Problem statement - Pictures within the data are to be left out; everything else must be reproduced exactly.

**** Provided data

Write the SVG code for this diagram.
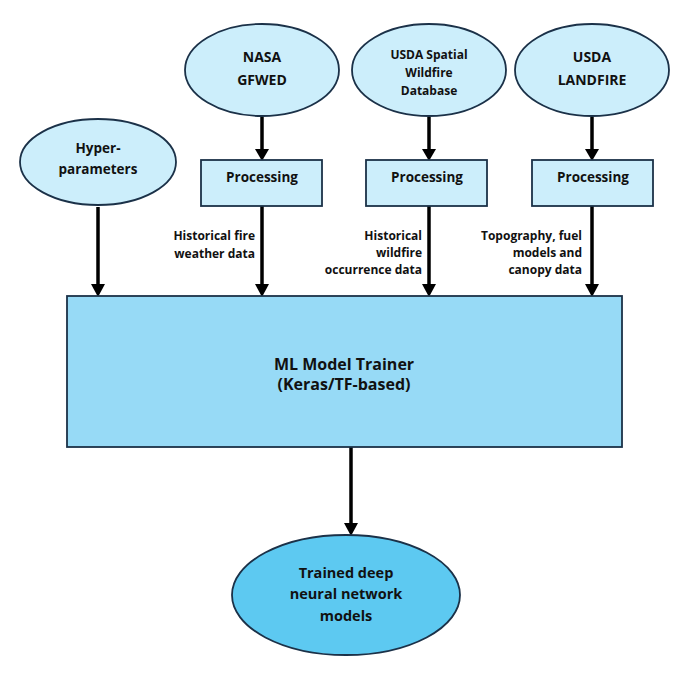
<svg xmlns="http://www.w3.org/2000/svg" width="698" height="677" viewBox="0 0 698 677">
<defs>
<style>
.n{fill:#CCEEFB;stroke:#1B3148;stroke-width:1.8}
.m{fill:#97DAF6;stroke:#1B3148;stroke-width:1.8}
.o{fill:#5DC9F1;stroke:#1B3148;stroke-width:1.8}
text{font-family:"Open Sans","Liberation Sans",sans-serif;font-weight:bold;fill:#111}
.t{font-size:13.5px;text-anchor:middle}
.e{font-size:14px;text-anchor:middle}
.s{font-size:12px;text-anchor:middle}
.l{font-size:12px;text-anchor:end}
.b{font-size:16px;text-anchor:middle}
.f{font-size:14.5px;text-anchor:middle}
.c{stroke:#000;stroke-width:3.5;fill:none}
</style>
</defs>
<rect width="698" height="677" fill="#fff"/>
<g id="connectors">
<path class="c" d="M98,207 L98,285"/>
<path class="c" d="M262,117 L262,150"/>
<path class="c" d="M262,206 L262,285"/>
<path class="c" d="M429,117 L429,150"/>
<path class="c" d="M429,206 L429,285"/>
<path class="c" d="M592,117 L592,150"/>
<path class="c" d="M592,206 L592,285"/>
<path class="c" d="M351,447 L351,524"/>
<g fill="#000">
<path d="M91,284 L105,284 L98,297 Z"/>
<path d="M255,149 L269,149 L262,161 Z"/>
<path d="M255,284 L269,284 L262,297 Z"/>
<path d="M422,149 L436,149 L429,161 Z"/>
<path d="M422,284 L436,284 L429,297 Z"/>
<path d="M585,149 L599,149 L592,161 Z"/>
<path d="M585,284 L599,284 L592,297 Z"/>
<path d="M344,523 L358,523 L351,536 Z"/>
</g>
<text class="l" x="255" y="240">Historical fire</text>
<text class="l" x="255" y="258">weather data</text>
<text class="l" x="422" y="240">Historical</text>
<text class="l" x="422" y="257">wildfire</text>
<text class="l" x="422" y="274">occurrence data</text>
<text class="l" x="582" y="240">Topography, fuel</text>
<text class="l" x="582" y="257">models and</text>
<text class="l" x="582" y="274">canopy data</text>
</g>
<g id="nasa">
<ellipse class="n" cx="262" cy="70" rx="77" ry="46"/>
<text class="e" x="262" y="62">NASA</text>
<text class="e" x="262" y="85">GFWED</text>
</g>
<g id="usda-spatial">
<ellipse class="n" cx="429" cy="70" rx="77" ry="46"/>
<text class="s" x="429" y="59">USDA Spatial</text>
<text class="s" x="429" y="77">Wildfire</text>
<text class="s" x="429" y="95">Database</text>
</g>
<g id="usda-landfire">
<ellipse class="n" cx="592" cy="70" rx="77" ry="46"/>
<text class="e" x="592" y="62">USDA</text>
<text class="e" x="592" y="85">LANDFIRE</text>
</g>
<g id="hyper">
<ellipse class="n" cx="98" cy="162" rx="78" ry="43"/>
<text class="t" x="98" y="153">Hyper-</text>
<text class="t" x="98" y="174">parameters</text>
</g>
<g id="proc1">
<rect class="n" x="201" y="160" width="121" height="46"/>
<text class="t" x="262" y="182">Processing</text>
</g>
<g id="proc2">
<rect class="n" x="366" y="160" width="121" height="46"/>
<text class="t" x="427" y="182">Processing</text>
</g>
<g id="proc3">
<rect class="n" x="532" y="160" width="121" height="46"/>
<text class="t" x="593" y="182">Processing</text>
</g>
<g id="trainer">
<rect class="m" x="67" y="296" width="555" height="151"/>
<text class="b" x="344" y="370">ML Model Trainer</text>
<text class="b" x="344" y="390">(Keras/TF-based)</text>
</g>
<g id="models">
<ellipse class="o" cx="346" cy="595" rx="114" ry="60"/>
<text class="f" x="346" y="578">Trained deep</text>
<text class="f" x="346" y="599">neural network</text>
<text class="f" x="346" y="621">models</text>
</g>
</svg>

********

Exercise solution -
Write the SVG code for this diagram.
<svg xmlns="http://www.w3.org/2000/svg" width="698" height="677" viewBox="0 0 698 677">
<defs>
<style>
.n{fill:#CCEEFB;stroke:#1B3148;stroke-width:1.8}
.m{fill:#97DAF6;stroke:#1B3148;stroke-width:1.8}
.o{fill:#5DC9F1;stroke:#1B3148;stroke-width:1.8}
text{font-family:"Open Sans","Liberation Sans",sans-serif;font-weight:bold;fill:#111}
.t{font-size:13.5px;text-anchor:middle}
.e{font-size:14px;text-anchor:middle}
.s{font-size:12px;text-anchor:middle}
.l{font-size:12px;text-anchor:end}
.b{font-size:16px;text-anchor:middle}
.f{font-size:14.5px;text-anchor:middle}
.c{stroke:#000;stroke-width:3.5;fill:none}
</style>
</defs>
<rect width="698" height="677" fill="#fff"/>
<g id="connectors">
<path class="c" d="M98,207 L98,285"/>
<path class="c" d="M262,117 L262,150"/>
<path class="c" d="M262,206 L262,285"/>
<path class="c" d="M429,117 L429,150"/>
<path class="c" d="M429,206 L429,285"/>
<path class="c" d="M592,117 L592,150"/>
<path class="c" d="M592,206 L592,285"/>
<path class="c" d="M351,447 L351,524"/>
<g fill="#000">
<path d="M91,284 L105,284 L98,297 Z"/>
<path d="M255,149 L269,149 L262,161 Z"/>
<path d="M255,284 L269,284 L262,297 Z"/>
<path d="M422,149 L436,149 L429,161 Z"/>
<path d="M422,284 L436,284 L429,297 Z"/>
<path d="M585,149 L599,149 L592,161 Z"/>
<path d="M585,284 L599,284 L592,297 Z"/>
<path d="M344,523 L358,523 L351,536 Z"/>
</g>
<text class="l" x="255" y="240">Historical fire</text>
<text class="l" x="255" y="258">weather data</text>
<text class="l" x="422" y="240">Historical</text>
<text class="l" x="422" y="257">wildfire</text>
<text class="l" x="422" y="274">occurrence data</text>
<text class="l" x="582" y="240">Topography, fuel</text>
<text class="l" x="582" y="257">models and</text>
<text class="l" x="582" y="274">canopy data</text>
</g>
<g id="nasa">
<ellipse class="n" cx="262" cy="70" rx="77" ry="46"/>
<text class="e" x="262" y="62">NASA</text>
<text class="e" x="262" y="85">GFWED</text>
</g>
<g id="usda-spatial">
<ellipse class="n" cx="429" cy="70" rx="77" ry="46"/>
<text class="s" x="429" y="59">USDA Spatial</text>
<text class="s" x="429" y="77">Wildfire</text>
<text class="s" x="429" y="95">Database</text>
</g>
<g id="usda-landfire">
<ellipse class="n" cx="592" cy="70" rx="77" ry="46"/>
<text class="e" x="592" y="62">USDA</text>
<text class="e" x="592" y="85">LANDFIRE</text>
</g>
<g id="hyper">
<ellipse class="n" cx="98" cy="162" rx="78" ry="43"/>
<text class="t" x="98" y="153">Hyper-</text>
<text class="t" x="98" y="174">parameters</text>
</g>
<g id="proc1">
<rect class="n" x="201" y="160" width="121" height="46"/>
<text class="t" x="262" y="182">Processing</text>
</g>
<g id="proc2">
<rect class="n" x="366" y="160" width="121" height="46"/>
<text class="t" x="427" y="182">Processing</text>
</g>
<g id="proc3">
<rect class="n" x="532" y="160" width="121" height="46"/>
<text class="t" x="593" y="182">Processing</text>
</g>
<g id="trainer">
<rect class="m" x="67" y="296" width="555" height="151"/>
<text class="b" x="344" y="370">ML Model Trainer</text>
<text class="b" x="344" y="390">(Keras/TF-based)</text>
</g>
<g id="models">
<ellipse class="o" cx="346" cy="595" rx="114" ry="60"/>
<text class="f" x="346" y="578">Trained deep</text>
<text class="f" x="346" y="599">neural network</text>
<text class="f" x="346" y="621">models</text>
</g>
</svg>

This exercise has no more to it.